▶ Stated problem:
Starting at the top of the entries below, write out each line up to and including the one containing "import matplotlib.pyplot as plt". Leave the pictures out.

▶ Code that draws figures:
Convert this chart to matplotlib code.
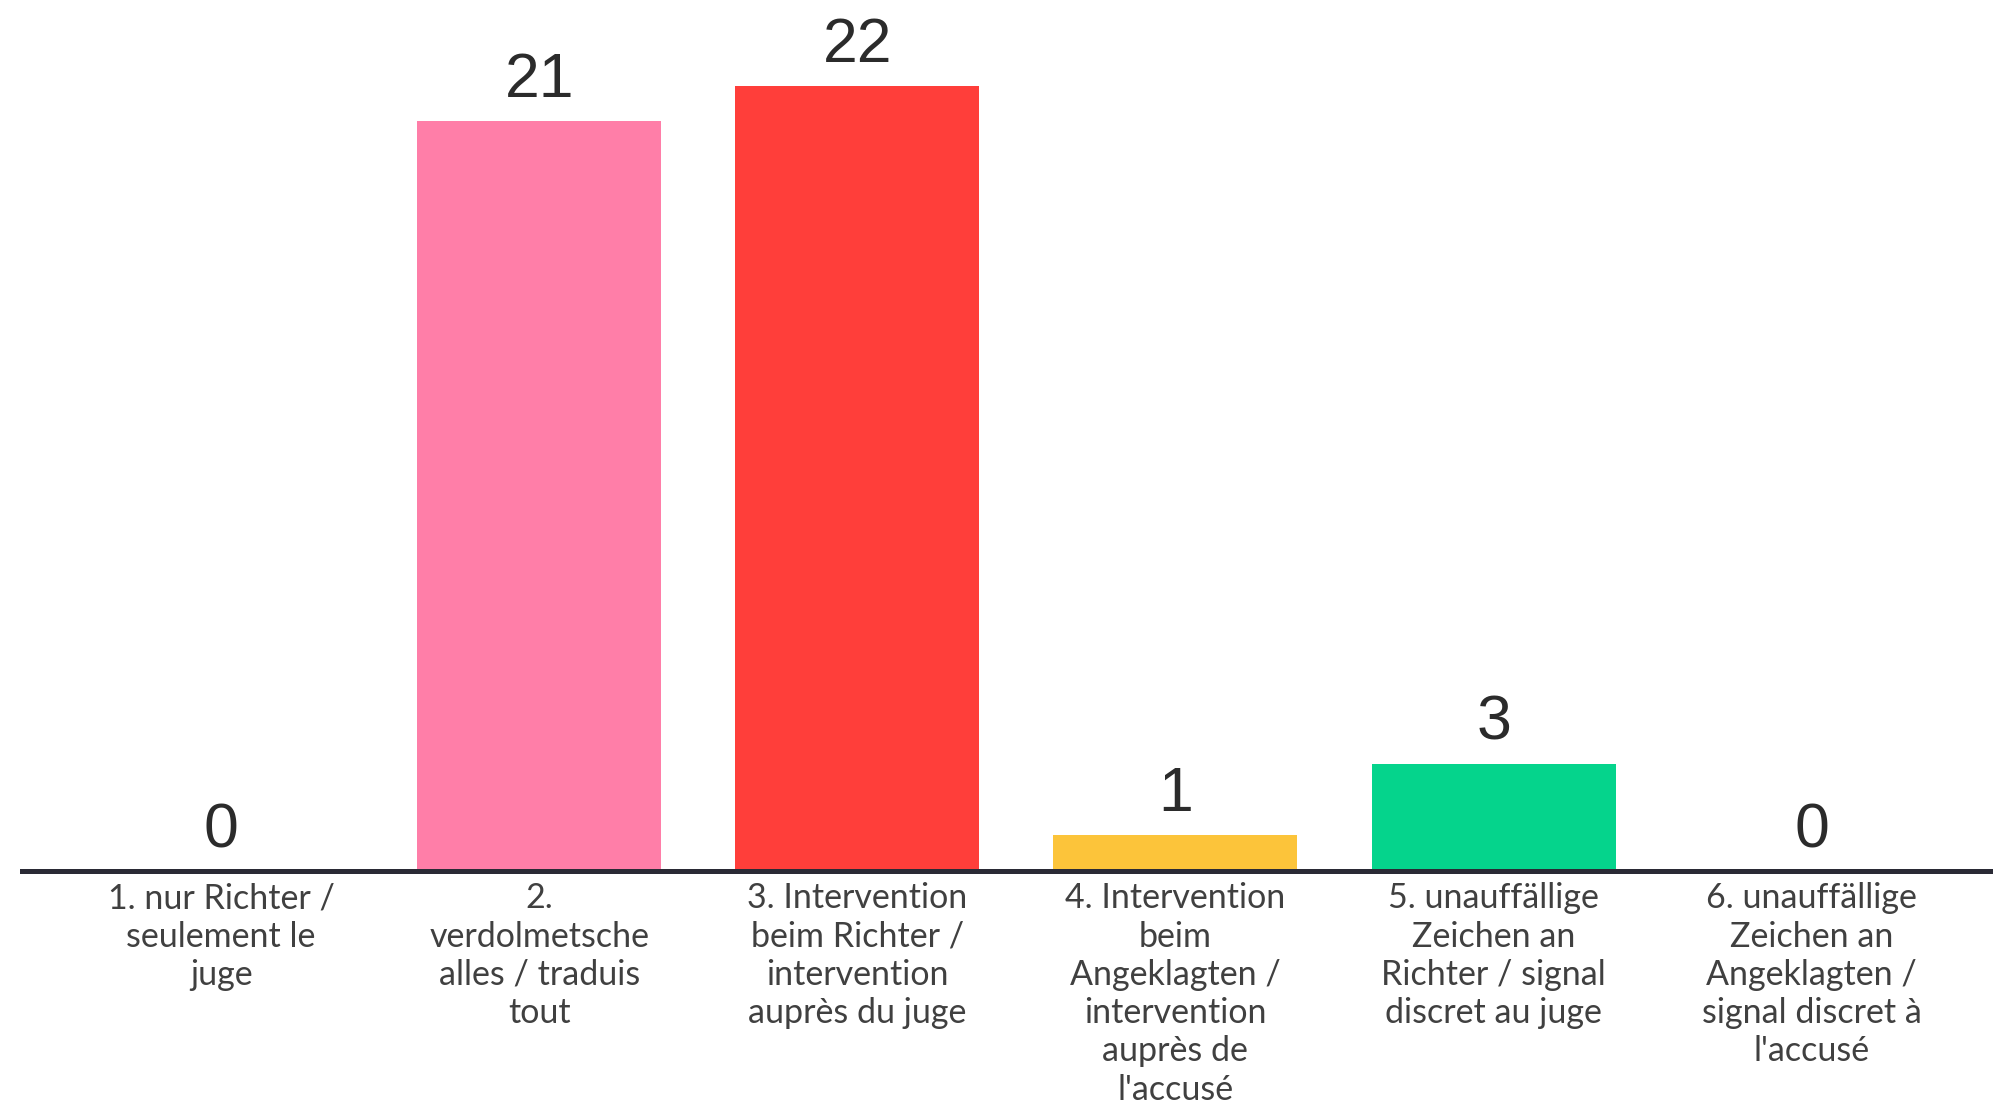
import matplotlib
matplotlib.use("Agg")
import matplotlib.pyplot as plt

# answer options (German / French) and vote counts
categories = [
    "1. nur Richter /\nseulement le\njuge",
    "2.\nverdolmetsche\nalles / traduis\ntout",
    "3. Intervention\nbeim Richter /\nintervention\nauprès du juge",
    "4. Intervention\nbeim\nAngeklagten /\nintervention\nauprès de\nl'accusé",
    "5. unauffällige\nZeichen an\nRichter / signal\ndiscret au juge",
    "6. unauffällige\nZeichen an\nAngeklagten /\nsignal discret à\nl'accusé",
]
votes = [0, 21, 22, 1, 3, 0]
bar_colors = ["#6c8ff0", "#ff7ea8", "#ff3e3a", "#fcc43a", "#05d48c", "#9b7bf0"]

plt.rcParams['font.family'] = ['Lato', 'DejaVu Sans']

fig = plt.figure(figsize=(19.93, 11), dpi=100)
ax = fig.add_axes([0.011, 0.208, 0.989, 0.792])

x = list(range(len(categories)))
bars = ax.bar(x, votes, width=0.767, color=bar_colors)
ax.bar_label(bars, labels=[str(v) for v in votes], padding=8,
             fontsize=45, color="#2b2b2b", family=['Liberation Sans', 'DejaVu Sans'])

ax.set_xlim(-0.626, 5.57)
ax.set_ylim(0, 24.4)
ax.set_xticks(x)
ax.set_xticklabels(categories, fontsize=24.5, color="#404040", linespacing=1.24)
ax.tick_params(axis='x', length=0, pad=8)
ax.set_yticks([])

for side in ['top', 'right', 'left']:
    ax.spines[side].set_visible(False)
ax.spines['bottom'].set_linewidth(3.6)
ax.spines['bottom'].set_color("#2a2a35")

fig.savefig("out.png", dpi=100)
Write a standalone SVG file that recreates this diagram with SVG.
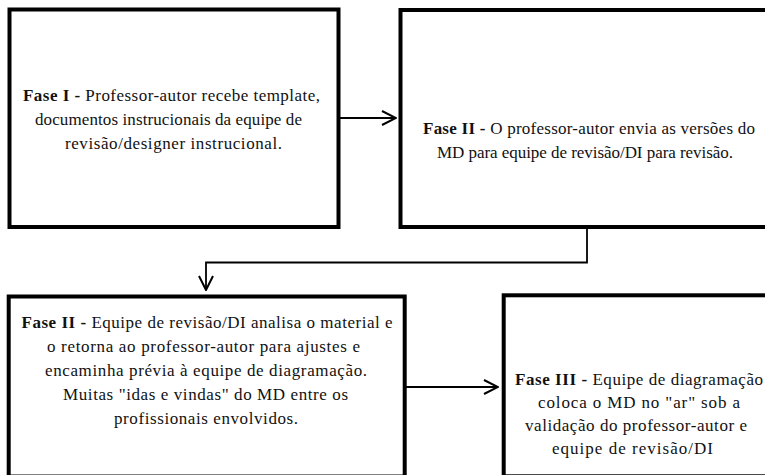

▶ Correct answer:
Convert this chart to matplotlib code.
import matplotlib
matplotlib.use("Agg")
import matplotlib.pyplot as plt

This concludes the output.